Many care leavers were brought up in care in the voluntary sector. This may have been with, for example, Barnardo’s, NCH, The (Church of England) Children’s Society, Father Hudson’s, Nugent, etc. These charities largely withdrew from the residential care of children during the 1970s.

No statutory right of access

The charities often still keep the case records of children who were in their care. These records are maintained in archives and may not be caught by the Data Protection Act if the records are not stored on computer or organised into what is known as ‘relevant files’. This is in contrast to adults who were in care with local authorities, whose records are caught by the Data Protection Act. Therefore, a charity may refuse to grant an adult access to his or her childhood case records. However, most charities claim to operate within the spirit of the Act. Most have also allowed access to files for many decades and it has often proved easier, until recent years, to access voluntary sector files than local authority files. Thousands of care leavers have accessed their voluntary sector files.

Refusal to grant access

If you are refused access to some or all of a file kept by a charity, or you are presented with what you regard as unacceptable conditions on access (such as prior compulsory counselling), it may be possible to challenge this under Article 8 of the Human Rights Act. This is because of the Gaskin case of 1989, where the European Court of Human Rights decided against the UK government’s position that case records should remain secret from care leavers. Such an application to the courts should succeed because the UK Courts nowadays must take a human rights approach in reaching their judgements. The European Court of Human Rights has already decided that the information contained in childhood case records engages Article 8 of the Convention on Human Rights, now incorporated into UK law via the Human Rights Act.
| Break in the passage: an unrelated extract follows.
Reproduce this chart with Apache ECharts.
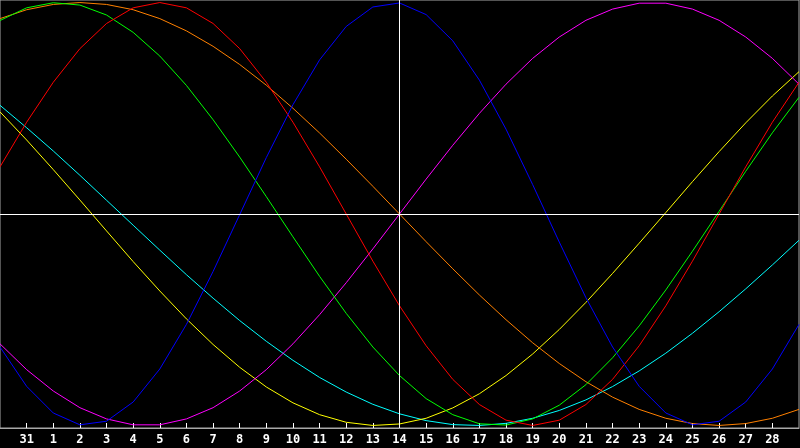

It is unlikely that a UK Court could ignore this judgement and it is one which is likely to swing the Court’s decision in the applicant’s favour.

Conditional access

With some charities, an offer to grant access is often accompanied by a condition that the care leaver undergoes ‘counselling’, or social work support, during access. No such condition can be placed on local authority care leavers seeking access to their file under the Data Protection Act. If you have concerns about your privacy then it is worth noting that some care leavers have experienced that personal details given over during this ‘counselling’ process has been recorded, sometimes without the care leaver’s knowledge.